That’s why I have some questions on the current capabilities and limitations of your collision avoidance strategy as I observe quite some collisions.
For benchmarking, I am using your mpc_tracker and se3_controller with the default settings your code comes with (these seem a bit different than the table in the paper above, but I found out it does not really help to increase the cylinder radius for example). The only changes I made are that I use RTK GPS odometry and disable the rangefinder. I use a point-to-point transitioning task where N (2-14) UAVs in 3D are requested to fly to the other side of a sphere. This creates high swarm densities in the sphere center.
I observe with your approach that the more agents used, the more inter-UAV collisions occur. Also, in the 3D task, I obtain more collisions compared to a similar 2D task in the horizontal plane.
As explained in your paper the UAVs move over the other UAVs based on their priority. I understand this sometimes requests UAVs to go so high in Z trying to get over all the other UAVs with higher priority that they still collide even though they move at a reduced horizontal speed. So, I conclude that this heuristic does not guarantee collision avoidance and wanted to check with you if I did not overlook something. So, if you could confirm that you observe the same as I and hence I did not use any wrong settings. Also, any task/parameter settings where your approach should generally work without collisions is also useful as I also want to compare the performance of the approaches in cases where no collisions occur. For example, I did tests with medium tracker gains, but do you consider the faster tracker gains safe enough for swarms too?

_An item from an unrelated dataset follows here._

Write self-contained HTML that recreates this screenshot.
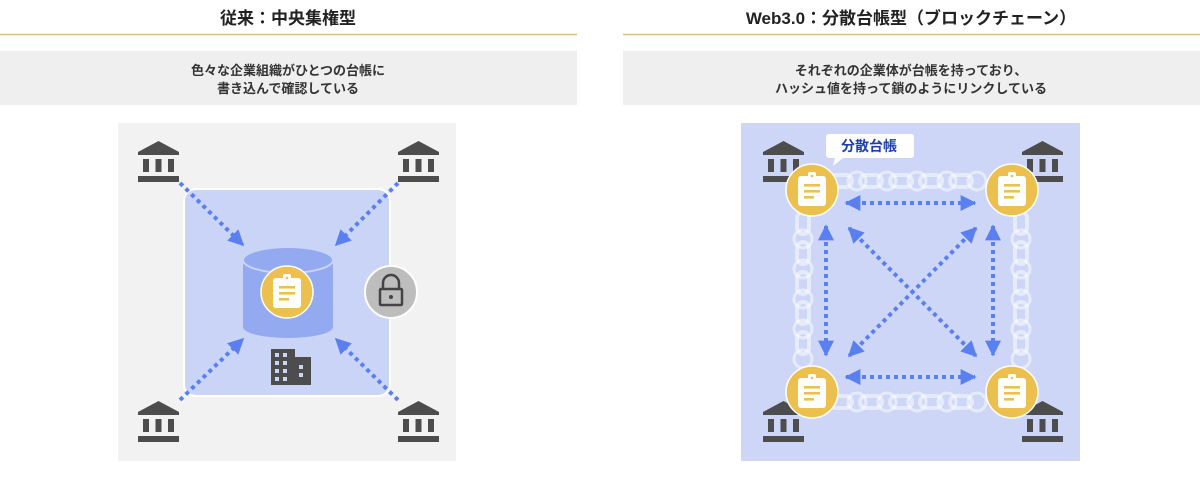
<!DOCTYPE html>
<html><head><meta charset="utf-8"><style>
html,body{margin:0;padding:0;background:#fff;}
body{width:1200px;height:482px;overflow:hidden;font-family:"Liberation Sans","Noto Sans CJK JP",sans-serif;}
</style></head><body>
<svg width="1200" height="482" viewBox="0 0 1200 482" xmlns="http://www.w3.org/2000/svg" font-family="Liberation Sans, Noto Sans CJK JP, sans-serif">
<defs>
<g id="bank">
<polygon points="20.5,0 41,11 41,14 0,14 0,11" fill="#4d4d4d"/>
<rect x="5" y="18" width="6" height="13" fill="#4d4d4d"/>
<rect x="17.5" y="18" width="6" height="13" fill="#4d4d4d"/>
<rect x="30" y="18" width="6" height="13" fill="#4d4d4d"/>
<rect x="0" y="35" width="41" height="6" fill="#4d4d4d"/>
</g>
<g id="doc">
<circle r="26" fill="#ebc04f" stroke="#fff" stroke-width="1.5"/>
<rect x="-14" y="-14" width="28" height="30" rx="3" fill="#fff"/>
<rect x="-4" y="-18" width="8" height="6" rx="2" fill="#fff"/>
<circle cx="0" cy="-14" r="1.3" fill="#ebc04f"/>
<rect x="-8" y="-6" width="16" height="2.6" fill="#ebc04f"/>
<rect x="-8" y="0" width="16" height="2.6" fill="#ebc04f"/>
<rect x="-8" y="6" width="10" height="2.6" fill="#ebc04f"/>
</g>
<marker id="ah" viewBox="0 0 10 10" refX="9" refY="5" markerWidth="4" markerHeight="4" orient="auto-start-reverse"><path d="M0,0 L10,5 L0,10 z" fill="#5a7ff0"/></marker>
<g id="link"><rect x="0" y="-6" width="22" height="12" rx="6" fill="none" stroke="#fff" stroke-opacity="0.5" stroke-width="4"/><circle cx="27" cy="0" r="9" fill="none" stroke="#fff" stroke-opacity="0.5" stroke-width="3"/></g>
<g id="vlink"><rect x="-6" y="0" width="12" height="22" rx="6" fill="none" stroke="#fff" stroke-opacity="0.5" stroke-width="4"/><circle cx="0" cy="27" r="9" fill="none" stroke="#fff" stroke-opacity="0.5" stroke-width="3"/></g>
</defs>

<text x="288" y="24" text-anchor="middle" font-size="17" font-weight="bold" fill="#222">従来：中央集権型</text>
<line x1="0" y1="34.5" x2="577" y2="34.5" stroke="#d9bf7f" stroke-width="1.5"/>
<text x="911" y="24" text-anchor="middle" font-size="17" font-weight="bold" fill="#222">Web3.0：分散台帳型（ブロックチェーン）</text>
<line x1="623" y1="34.5" x2="1200" y2="34.5" stroke="#d9bf7f" stroke-width="1.5"/>

<rect x="0" y="51" width="577" height="54" fill="#efefef"/>
<text x="288" y="75" text-anchor="middle" font-size="13" font-weight="bold" fill="#333">色々な企業組織がひとつの台帳に</text>
<text x="288" y="93" text-anchor="middle" font-size="13" font-weight="bold" fill="#333">書き込んで確認している</text>
<rect x="623" y="51" width="577" height="54" fill="#efefef"/>
<text x="911" y="75" text-anchor="middle" font-size="13" font-weight="bold" fill="#333">それぞれの企業体が台帳を持っており、</text>
<text x="911" y="93" text-anchor="middle" font-size="13" font-weight="bold" fill="#333">ハッシュ値を持って鎖のようにリンクしている</text>

<!-- LEFT -->
<rect x="118" y="123" width="338" height="338" fill="#f2f2f2"/>
<rect x="184" y="189" width="206" height="207" rx="12" fill="#c9d4f7" stroke="#fff" stroke-width="2"/>
<g stroke="#5a7ff0" stroke-width="4" stroke-dasharray="4 4" fill="none" marker-end="url(#ah)">
<line x1="180" y1="183" x2="243" y2="245"/>
<line x1="398" y1="183" x2="336" y2="245"/>
<line x1="180" y1="400" x2="243" y2="339"/>
<line x1="398" y1="400" x2="336" y2="339"/>
</g>
<rect x="243" y="260" width="90" height="67" fill="#93a9f0"/>
<ellipse cx="288" cy="327" rx="45" ry="11" fill="#93a9f0"/>
<ellipse cx="288" cy="260" rx="45" ry="13" fill="#93a9f0" stroke="#c9d4f7" stroke-width="2"/>
<use href="#doc" x="287" y="292"/>
<circle cx="391" cy="292" r="26" fill="#bdbdbd" stroke="#fff" stroke-width="2"/>
<path d="M383,289 v-6 a8,8 0 0 1 16,0 v6" fill="none" stroke="#444" stroke-width="2.5"/>
<rect x="380" y="289" width="22" height="16" rx="1" fill="none" stroke="#444" stroke-width="2.5"/>
<circle cx="391" cy="297" r="2" fill="#444"/>
<g fill="#4d4d4d">
<rect x="271" y="349" width="24" height="36"/>
<rect x="295" y="357" width="16" height="28"/>
</g>
<g fill="#c9d4f7">
<rect x="275" y="353" width="4" height="4"/><rect x="283" y="353" width="4" height="4"/>
<rect x="275" y="361" width="4" height="4"/><rect x="283" y="361" width="4" height="4"/>
<rect x="275" y="369" width="4" height="4"/><rect x="283" y="369" width="4" height="4"/>
<rect x="275" y="377" width="4" height="4"/><rect x="283" y="377" width="4" height="4"/>
<rect x="299" y="365" width="4" height="4"/><rect x="299" y="373" width="4" height="4"/>
</g>
<use href="#bank" x="138" y="141"/>
<use href="#bank" x="398" y="141"/>
<use href="#bank" x="138" y="401"/>
<use href="#bank" x="398" y="401"/>

<!-- RIGHT -->
<rect x="741" y="123" width="339" height="338" fill="#cdd6f7"/>
<use href="#bank" x="763" y="141"/>
<use href="#bank" x="1022" y="141"/>
<use href="#bank" x="763" y="401"/>
<use href="#bank" x="1022" y="401"/>
<g>
<use href="#link" x="830" y="181"/><use href="#link" x="860" y="181"/><use href="#link" x="890" y="181"/><use href="#link" x="920" y="181"/><use href="#link" x="950" y="181"/>
<use href="#link" x="830" y="402"/><use href="#link" x="860" y="402"/><use href="#link" x="890" y="402"/><use href="#link" x="920" y="402"/><use href="#link" x="950" y="402"/>
<use href="#vlink" x="803" y="212"/><use href="#vlink" x="803" y="242"/><use href="#vlink" x="803" y="272"/><use href="#vlink" x="803" y="302"/><use href="#vlink" x="803" y="332"/>
<use href="#vlink" x="1021" y="212"/><use href="#vlink" x="1021" y="242"/><use href="#vlink" x="1021" y="272"/><use href="#vlink" x="1021" y="302"/><use href="#vlink" x="1021" y="332"/>
</g>
<g stroke="#5a7ff0" stroke-width="4" stroke-dasharray="4 4" fill="none" marker-end="url(#ah)" marker-start="url(#ah)">
<line x1="846" y1="203" x2="975" y2="203"/>
<line x1="846" y1="377" x2="975" y2="377"/>
<line x1="826" y1="226" x2="826" y2="355"/>
<line x1="993" y1="226" x2="993" y2="355"/>
<line x1="849" y1="228" x2="976" y2="356"/>
<line x1="976" y1="228" x2="849" y2="356"/>
</g>
<use href="#doc" x="812" y="190"/>
<use href="#doc" x="1012" y="190"/>
<use href="#doc" x="812" y="392"/>
<use href="#doc" x="1012" y="392"/>
<path d="M829,134 h82 a3,3 0 0 1 3,3 v18 a3,3 0 0 1 -3,3 h-68 l-10,8 l2,-8 h-6 a3,3 0 0 1 -3,-3 v-18 a3,3 0 0 1 3,-3 z" fill="#fff"/>
<text x="869" y="151" text-anchor="middle" font-size="14" font-weight="bold" fill="#1f3fa8">分散台帳</text>
</svg>
</body></html>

So, is this the reason why in the abstract it was stated that the priority-based collision resolution strategy performs sufficiently in experiments with up to 5 UAVs (and is not safe anymore with more UAVs)?
Correct me if I am wrong, but I also think that the reason your random flier task over 24h with 10 UAVs had no collisions came because this task intrinsically never forces a high swarm density?
Btw, I will also open source my projects (tested in simulation and on F450 hardware) once the paper is accepted so in case you are interested to use or improve that will be possible for sure.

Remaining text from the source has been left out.